**WHAT YOU WILL DO:** Write out the listing, please, but only from its first line through the line containing "const subFill = 4.5, fadeTop = 6.8;", exactly as given and without pictures.

**DATA SHOWN:**

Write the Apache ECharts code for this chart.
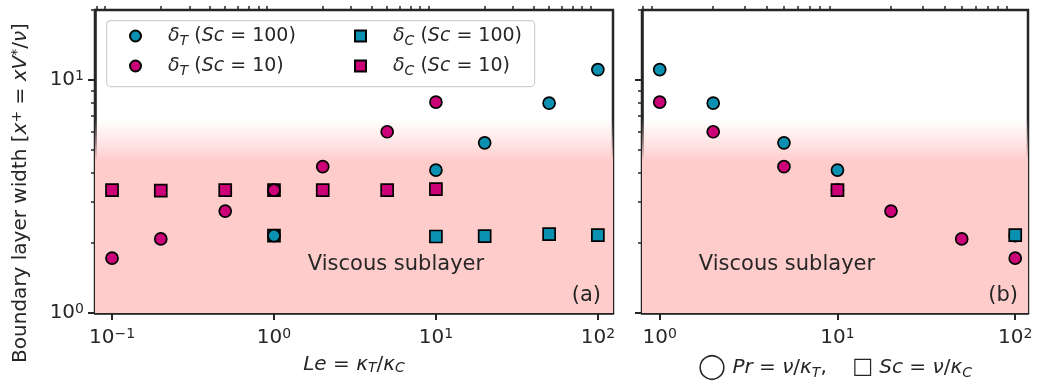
<!DOCTYPE html>
<html><head><meta charset="utf-8">
<script src="https://cdn.jsdelivr.net/npm/echarts@6/dist/echarts.min.js"></script>
<style>html,body{margin:0;padding:0;background:#fff}#c{width:1037px;height:387px}</style>
</head><body><div id="c"></div>
<script>
// ---- data ----
const leSc10 = [0.1, 0.2, 0.5, 1, 2, 5, 10];
const dTSc10 = [1.72, 2.08, 2.74, 3.37, 4.25, 6.0, 8.05];
const dCSc10 = [3.37, 3.35, 3.37, 3.37, 3.37, 3.37, 3.40];
const leSc100 = [1, 10, 20, 50, 100];
const dTSc100 = [2.15, 4.11, 5.38, 7.97, 11.1];
const dCSc100 = [2.15, 2.13, 2.14, 2.18, 2.16];
// panel (b)
const prSc100 = [1, 2, 5, 10, 100];
const dTPrSc100 = [11.1, 7.97, 5.38, 4.11, 2.15];
const prSc10 = [1, 2, 5, 10, 20, 50, 100];
const dTPrSc10 = [8.05, 6.0, 4.25, 3.37, 2.74, 2.08, 1.72];
const scValsC100 = [100];
const dCScC100 = [2.16];
const scValsC10 = [10];
const dCScC10 = [3.37];
// axes
const xaRange = [0.0785, 124];
const xbRange = [0.795, 118];
const yRange = [1, 20];
const xaMajor = [-1, 0, 1, 2];
const xbMajor = [0, 1, 2];
const yMajor = [0, 1];
const minorMult = [2, 3, 4, 5, 6, 7, 8, 9];
const subFill = 4.5, fadeTop = 6.8;

const L = Math.log10;
const FONT = 'DejaVu Sans';
const TXT = '#262626';
const MAG = '#cc0077', TEAL = '#0a90b0';
const FS = 20;
const pts = (xs, ys) => xs.map((x, i) => [L(x), L(ys[i])]);
function minorTicks(lo, hi) {
  const out = [];
  for (let d = Math.floor(L(lo)) - 1; d <= Math.ceil(L(hi)); d++)
    minorMult.forEach(m => { const v = L(m) + d; if (v >= L(lo) && v <= L(hi)) out.push(v); });
  return out;
}
const supStr = v => v < 0 ? '\u2212' + (-v) : String(v);
const powFmt = v => '{b|10}{s|' + supStr(Math.round(v)) + '}';
const tickRich = {
  b: {fontFamily: FONT, fontSize: FS, color: TXT},
  s: {fontFamily: FONT, fontSize: 14, color: TXT, verticalAlign: 'top', padding: [0, 0, 8, 0]}
};
const mathRich = {
  n: {fontFamily: FONT, fontSize: FS, color: TXT},
  i: {fontFamily: FONT, fontSize: FS, color: TXT, fontStyle: 'italic'},
  sub: {fontFamily: FONT, fontSize: 14, color: TXT, fontStyle: 'italic', verticalAlign: 'bottom', padding: [6, 0, 0, 0]},
  sup: {fontFamily: FONT, fontSize: 14, color: TXT, verticalAlign: 'top', padding: [0, 0, 8, 0]},
  big: {fontFamily: FONT, fontSize: 25, color: TXT},
  sq: {fontFamily: FONT, fontSize: 22, color: TXT}
};

function xAxes(gi, range, major, name) {
  const base = {gridIndex: gi, type: 'value', min: L(range[0]), max: L(range[1]), splitLine: {show: false}};
  return [
    Object.assign({}, base, {
      axisLine: {show: true, onZero: false, lineStyle: {color: TXT, width: 2.5}},
      axisTick: {show: true, length: 7, lineStyle: {color: TXT, width: 2}, customValues: major},
      axisLabel: {show: true, margin: 14, customValues: major, formatter: powFmt, rich: tickRich},
      name: name, nameLocation: 'middle', nameGap: 42,
      nameTextStyle: {fontFamily: FONT, fontSize: FS, color: TXT, rich: mathRich}
    }),
    Object.assign({}, base, {
      axisLine: {show: false, onZero: false},
      axisTick: {show: true, length: 4, lineStyle: {color: TXT, width: 1.5}, customValues: minorTicks(range[0], range[1])},
      axisLabel: {show: false}
    })
  ];
}
function yAxes(gi, showLabel) {
  const base = {gridIndex: gi, type: 'value', min: L(yRange[0]), max: L(yRange[1]), splitLine: {show: false}, position: 'left'};
  return [
    Object.assign({}, base, {
      axisLine: {show: true, onZero: false, lineStyle: {color: TXT, width: 2.5}},
      axisTick: {show: true, length: 7, lineStyle: {color: TXT, width: 2}, customValues: yMajor},
      axisLabel: {show: showLabel, margin: 11, customValues: yMajor, formatter: powFmt, rich: tickRich}
    }),
    Object.assign({}, base, {
      axisLine: {show: false, onZero: false},
      axisTick: {show: true, length: 4, lineStyle: {color: TXT, width: 1.5}, customValues: minorTicks(yRange[0], yRange[1])},
      axisLabel: {show: false}
    })
  ];
}

// one shaded band from the bottom up to fadeTop, solid pink below subFill, fading to white above it
const solidStart = (L(fadeTop) - L(subFill)) / (L(fadeTop) - L(yRange[0]));
const grad = new echarts.graphic.LinearGradient(0, 0, 0, 1, [
  {offset: 0, color: 'rgba(255,204,204,0)'},
  {offset: solidStart * 0.5, color: 'rgba(255,204,204,0.45)'},
  {offset: solidStart, color: 'rgba(255,204,204,1)'},
  {offset: 1, color: 'rgba(255,204,204,1)'}
]);
function bgSeries(xi, yi) {
  return {
    type: 'scatter', xAxisIndex: xi, yAxisIndex: yi, data: [], silent: true, z: 0,
    markArea: {silent: true, data: [
      [{xAxis: 'min', yAxis: L(yRange[0]), itemStyle: {color: grad}}, {xAxis: 'max', yAxis: L(fadeTop)}]
    ]}
  };
}
function sc(name, xi, yi, data, color, symbol, z) {
  return {
    name: name, type: 'scatter', xAxisIndex: xi, yAxisIndex: yi, data: data, z: z,
    symbol: symbol, symbolSize: 12,
    itemStyle: {color: color, borderColor: '#000', borderWidth: 1.7, opacity: 1},
    emphasis: {disabled: true}
  };
}

const legendNames = {
  dT100: '{i|δ}{sub|T}{n| (}{i|Sc}{n| = 100)}',
  dT10: '{i|δ}{sub|T}{n| (}{i|Sc}{n| = 10)}',
  dC100: '{i|δ}{sub|C}{n| (}{i|Sc}{n| = 100)}',
  dC10: '{i|δ}{sub|C}{n| (}{i|Sc}{n| = 10)}'
};
const legRich = Object.assign({}, mathRich, {
  n: Object.assign({}, mathRich.n, {fontSize: 19}),
  i: Object.assign({}, mathRich.i, {fontSize: 19})
});
function legend(left, names) {
  return {
    left: left, top: 24, orient: 'vertical', itemWidth: 11, itemHeight: 11, itemGap: 6, padding: 0, z: 10,
    data: names, selectedMode: false,
    formatter: n => '{pad|}' + legendNames[n],
    textStyle: {fontFamily: FONT, fontSize: 19, color: TXT, lineHeight: 24,
      rich: Object.assign({pad: {width: 22, fontSize: 19}}, legRich)}
  };
}

const option = {
  animation: false,
  backgroundColor: '#fff',
  grid: [
    {left: 95, top: 10, width: 518, height: 303, show: true, borderColor: TXT, borderWidth: 2.5, backgroundColor: 'transparent'},
    {left: 642, top: 10, width: 386, height: 303, show: true, borderColor: TXT, borderWidth: 2.5, backgroundColor: 'transparent'}
  ],
  xAxis: [].concat(
    xAxes(0, xaRange, xaMajor, '{i|Le}{n| = }{i|κ}{sub|T}{n|/}{i|κ}{sub|C}'),
    xAxes(1, xbRange, xbMajor, '{big|◯}{n| }{i|Pr}{n| = }{i|ν}{n|/}{i|κ}{sub|T}{n|,    }{sq|□}{n| }{i|Sc}{n| = }{i|ν}{n|/}{i|κ}{sub|C}')
  ),
  yAxis: [].concat(yAxes(0, true), yAxes(1, false)),
  legend: [legend(129, ['dT100', 'dT10']), legend(354, ['dC100', 'dC10'])],
  graphic: [
    {type: 'rect', left: 106, top: 20, z: 5, shape: {width: 428, height: 66, r: 4},
      style: {fill: 'rgba(255,255,255,0.85)', stroke: '#d0d0d0', lineWidth: 1.2}},
    {type: 'text', x: 21, y: 193, rotation: Math.PI / 2, z: 10,
      style: {text: '{n|Boundary layer width [}{i|x}{sup|+}{n| = }{i|xV}{sup|*}{n|/}{i|ν}{n|]}', rich: mathRich,
        align: 'center', verticalAlign: 'middle', fill: TXT}},
    {type: 'text', x: 396, y: 265, z: 10, style: {text: 'Viscous sublayer', font: '21px "DejaVu Sans"', fill: TXT, align: 'center', verticalAlign: 'middle'}},
    {type: 'text', x: 787, y: 265, z: 10, style: {text: 'Viscous sublayer', font: '21px "DejaVu Sans"', fill: TXT, align: 'center', verticalAlign: 'middle'}},
    {type: 'text', x: 601, y: 296, z: 10, style: {text: '(a)', font: '21px "DejaVu Sans"', fill: TXT, align: 'right', verticalAlign: 'middle'}},
    {type: 'text', x: 1018, y: 296, z: 10, style: {text: '(b)', font: '21px "DejaVu Sans"', fill: TXT, align: 'right', verticalAlign: 'middle'}}
  ],
  series: [
    bgSeries(0, 0),
    bgSeries(2, 2),
    sc('dC100', 0, 0, pts(leSc100, dCSc100), TEAL, 'rect', 3),
    sc('dC10', 0, 0, pts(leSc10, dCSc10), MAG, 'rect', 3),
    sc('dT100', 0, 0, pts(leSc100, dTSc100), TEAL, 'circle', 4),
    sc('dT10', 0, 0, pts(leSc10, dTSc10), MAG, 'circle', 4),
    sc('dT100', 2, 2, pts(prSc100, dTPrSc100), TEAL, 'circle', 3),
    sc('dT10', 2, 2, pts(prSc10, dTPrSc10), MAG, 'circle', 3),
    sc('dC100', 2, 2, pts(scValsC100, dCScC100), TEAL, 'rect', 4),
    sc('dC10', 2, 2, pts(scValsC10, dCScC10), MAG, 'rect', 4)
  ]
};
const chart = echarts.init(document.getElementById('c'), null, {renderer: 'canvas'});
chart.setOption(option);
</script></body></html>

**REPLY:**
Write the Apache ECharts code for this chart.
<!DOCTYPE html>
<html><head><meta charset="utf-8">
<script src="https://cdn.jsdelivr.net/npm/echarts@6/dist/echarts.min.js"></script>
<style>html,body{margin:0;padding:0;background:#fff}#c{width:1037px;height:387px}</style>
</head><body><div id="c"></div>
<script>
// ---- data ----
const leSc10 = [0.1, 0.2, 0.5, 1, 2, 5, 10];
const dTSc10 = [1.72, 2.08, 2.74, 3.37, 4.25, 6.0, 8.05];
const dCSc10 = [3.37, 3.35, 3.37, 3.37, 3.37, 3.37, 3.40];
const leSc100 = [1, 10, 20, 50, 100];
const dTSc100 = [2.15, 4.11, 5.38, 7.97, 11.1];
const dCSc100 = [2.15, 2.13, 2.14, 2.18, 2.16];
// panel (b)
const prSc100 = [1, 2, 5, 10, 100];
const dTPrSc100 = [11.1, 7.97, 5.38, 4.11, 2.15];
const prSc10 = [1, 2, 5, 10, 20, 50, 100];
const dTPrSc10 = [8.05, 6.0, 4.25, 3.37, 2.74, 2.08, 1.72];
const scValsC100 = [100];
const dCScC100 = [2.16];
const scValsC10 = [10];
const dCScC10 = [3.37];
// axes
const xaRange = [0.0785, 124];
const xbRange = [0.795, 118];
const yRange = [1, 20];
const xaMajor = [-1, 0, 1, 2];
const xbMajor = [0, 1, 2];
const yMajor = [0, 1];
const minorMult = [2, 3, 4, 5, 6, 7, 8, 9];
const subFill = 4.5, fadeTop = 6.8;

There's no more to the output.